Monday, June 22, 2020

Final Farewell to 'Spot' the Eagle


It's been a strange year in so many different ways.  But one sad but inevitable change was the loss of one of our old friends, Spot the eagle (she had a small spot barely visible above one of her eyes, but was even easier to 'spot' in flight since she was permanently missing a wing feather on her left wing).  Spot was the female eagle of our resident pair, who nested in the lot next to us. She was already looking like a well-aged eagle when we moved here in 2008, but she continued to nest with us until this year.  She showed back up this Spring, and began building her nest, and then suddenly disappeared.  Her nest has gone unused this year.  Another smaller eagle pair (shown in this picture above), quickly arrived and took over her territory, but have built a new nest a little bit farther from our house than Spot's was. We can't be sure, but we suspect that one of this pair is a previous offspring of Spot's. Of course, it is possible that this younger pair ran Spot and her mate off, but Spot was a very large and aggressive eagle (she chased us on occasion - even swooped down on Jolene's head one time), so it would seem unlikely that any other eagle could have ran her off, and it is more plausible that Spot may have reached the end of her life (bald eagles in the wild live for ~20-30 years).  But two more eagles have already replaced her, and time marches on. Some of the pics we took of Spot over the years, posted below:

She was easy to 'spot' with a missing wing feather.

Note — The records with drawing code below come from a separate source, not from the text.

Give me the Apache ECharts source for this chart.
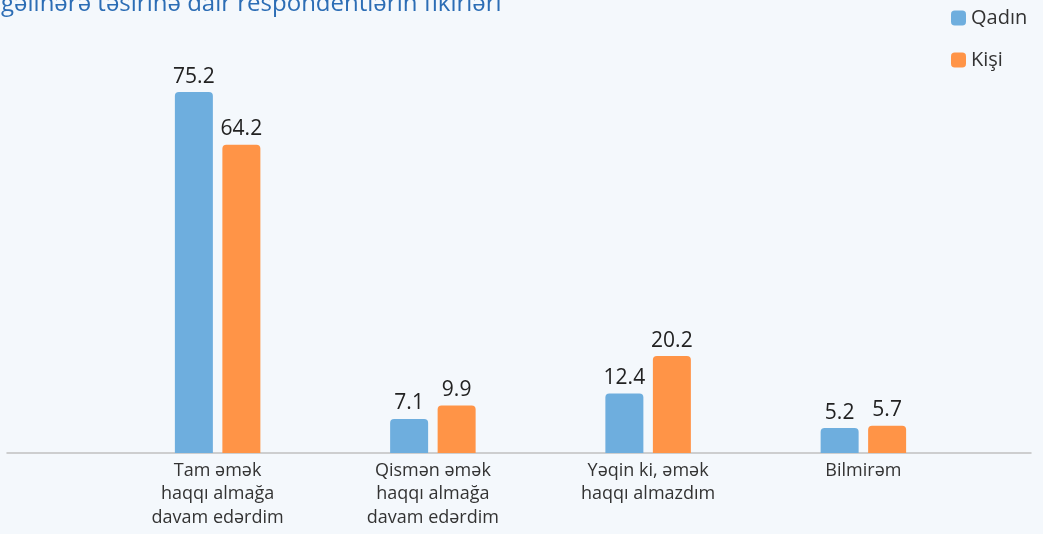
<!DOCTYPE html>
<html>
<head>
<meta charset="utf-8">
<script src="https://cdn.jsdelivr.net/npm/echarts@6/dist/echarts.min.js"></script>
<style>
  html, body { margin: 0; padding: 0; background: #f4f8fc; }
  #chart { width: 1043px; height: 534px; }
</style>
</head>
<body>
<div id="chart"></div>
<script>
// kateqoriyalar və dəyərlər
const categories = [
  'Tam əmək\nhaqqı almağa\ndavam edərdim',
  'Qismən əmək\nhaqqı almağa\ndavam edərdim',
  'Yəqin ki, əmək\nhaqqı almazdım',
  'Bilmirəm'
];
const qadin = [75.2, 7.1, 12.4, 5.2];
const kisi = [64.2, 9.9, 20.2, 5.7];

const chart = echarts.init(document.getElementById('chart'));

const labelStyle = {
  show: true,
  position: 'top',
  distance: 5,
  fontSize: 21,
  color: '#222',
  fontFamily: 'Open Sans'
};

const option = {
  backgroundColor: '#f4f8fc',
  textStyle: { fontFamily: 'Open Sans' },
  title: {
    text: 'gəlinərə təsirinə dair respondentlərin fikirləri',
    left: -4,
    top: -13,
    textStyle: { fontSize: 24, fontWeight: 'normal', color: '#2c6db5', fontFamily: 'Open Sans' }
  },
  legend: {
    orient: 'vertical',
    left: 946,
    top: 3,
    icon: 'roundRect',
    itemWidth: 15,
    itemHeight: 15,
    itemGap: 22,
    textStyle: { fontSize: 20, color: '#333' },
    data: ['Qadın', 'Kişi']
  },
  grid: [
    { left: 110, right: 72, top: 69, bottom: 81 },
    { left: 7, right: 12, top: 69, bottom: 81 }
  ],
  xAxis: [
    {
      type: 'category',
      gridIndex: 0,
      data: categories,
      axisLine: { show: false },
      axisTick: { show: false },
      axisLabel: { fontSize: 18, color: '#333', lineHeight: 23.5, margin: 6 }
    },
    {
      type: 'category',
      gridIndex: 1,
      data: [''],
      axisLine: { show: true, lineStyle: { color: '#c0c0c0', width: 1.5 } },
      axisTick: { show: false },
      axisLabel: { show: false }
    }
  ],
  yAxis: [
    { type: 'value', gridIndex: 0, min: 0, max: 80, show: false },
    { type: 'value', gridIndex: 1, min: 0, max: 80, show: false }
  ],
  series: [
    {
      name: 'Qadın',
      type: 'bar',
      data: qadin,
      barWidth: 38,
      barGap: '25%',
      itemStyle: { color: '#6eaede', borderRadius: [4, 4, 0, 0] },
      label: labelStyle
    },
    {
      name: 'Kişi',
      type: 'bar',
      data: kisi,
      barWidth: 38,
      barGap: '25%',
      itemStyle: { color: '#ff9447', borderRadius: [4, 4, 0, 0] },
      label: labelStyle
    }
  ]
};

chart.setOption(option);
window.addEventListener('resize', () => chart.resize());
</script>
</body>
</html>
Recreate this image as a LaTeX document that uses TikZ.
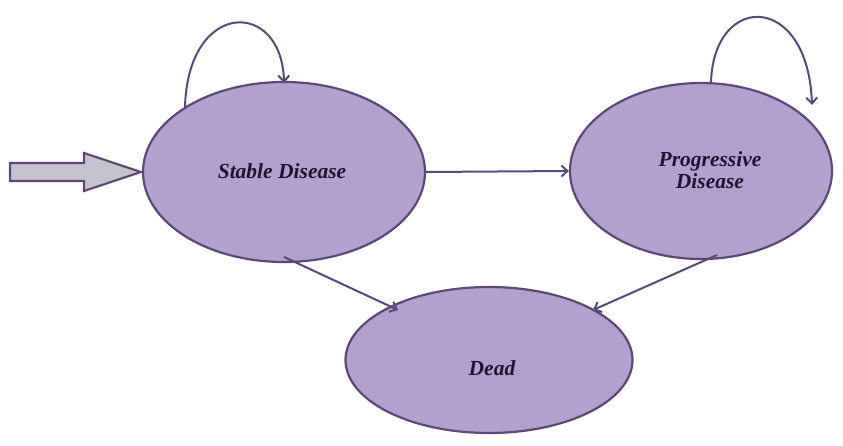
\documentclass[tikz,border=0pt]{standalone}
\usepackage{fontspec}
\setmainfont{Liberation Serif}
\usetikzlibrary{shapes.geometric,arrows.meta}
\definecolor{edge}{HTML}{5A4878}
\definecolor{fillp}{HTML}{B3A1CD}
\definecolor{txt}{HTML}{1C1430}
\definecolor{greyf}{HTML}{C4C2CA}
\tikzset{
  state/.style={ellipse, draw=edge, fill=fillp, line width=2.2pt, inner sep=0pt},
  statetext/.style={font=\fontsize{21.5}{22}\selectfont\bfseries\itshape, text=txt, align=center, inner sep=0pt},
  conn/.style={draw=edge, line width=2pt, -{Straight Barb[length=6pt,width=11pt,line width=2pt]}}
}
\begin{document}
\begin{tikzpicture}[x=1pt,y=-1pt]
\useasboundingbox (0,0) rectangle (843,446);
\node[state, minimum width=282pt, minimum height=180pt] (sd) at (284,172) {};
\node[state, minimum width=262pt, minimum height=176pt] (pd) at (701,171) {};
\node[state, minimum width=287pt, minimum height=146pt] (dd) at (489,360) {};
\node[statetext] (sdt) at (282,171) {Stable Disease};
\node[statetext] (pdt) at (710,170) {Progressive\\Disease};
\node[statetext] (ddt) at (492,368) {Dead};
% entry arrow
\coordinate (tip) at (141,172);
\draw[draw=edge, fill=greyf, line width=2.2pt, line join=miter]
  (10,163) -- (84,163) -- (84,153) -- (tip) -- (84,191) -- (84,181) -- (10,181) -- cycle;
% self loops
\coordinate (s1) at (185,107);
\coordinate (e1) at (284,83);
\draw[conn] (s1) .. controls (188,-1) and (282,-1) .. (e1);
\coordinate (s2) at (711,82);
\coordinate (e2) at (812,105);
\draw[conn] (s2) .. controls (714,-8) and (808,-8) .. (e2);
% transitions
\draw[conn] (sd.east) -- (pd.west);
\coordinate (a1) at (284,257);
\coordinate (b1) at (398,310);
\draw[conn] (a1) -- (b1);
\coordinate (a2) at (717,255);
\coordinate (b2) at (593,310);
\draw[conn] (a2) -- (b2);
\end{tikzpicture}
\end{document}
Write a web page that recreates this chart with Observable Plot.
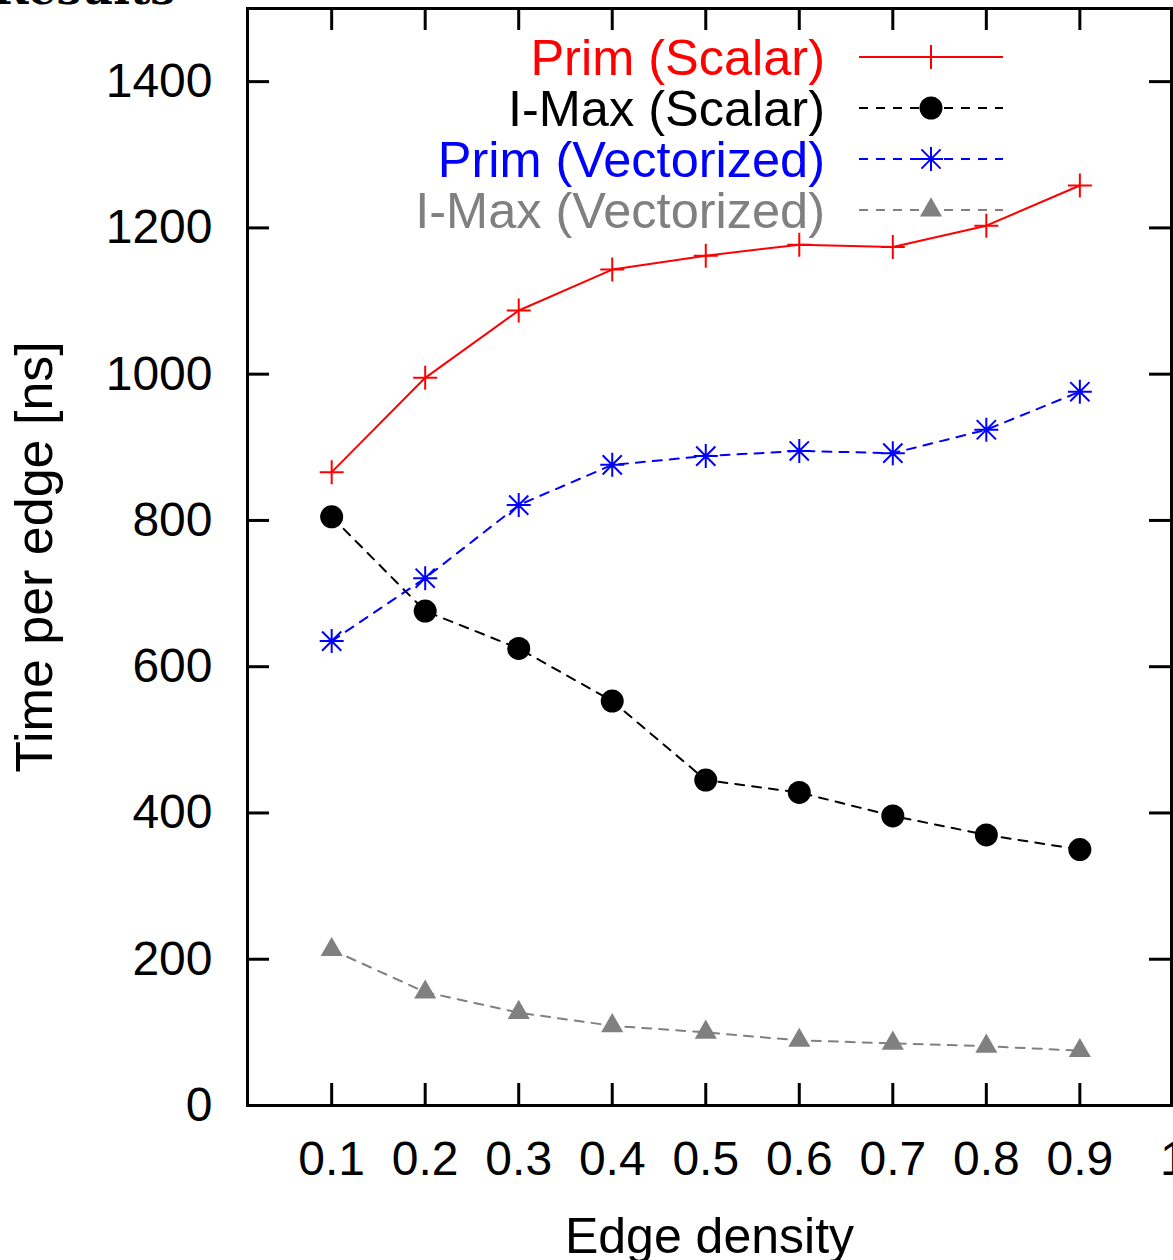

With her last set of chicks. She likely raised ~40 or 50 chicks during her lifetime.


Drying her wings on the tree in our backyard after a rain.


Clearly, she knew how to keep her chicks well-fed.

Watching as her chick practices flying along the bluff, not too long after it had left the nest (they get huge really fast, but don't get the typical white head or tail until they are a couple of years old).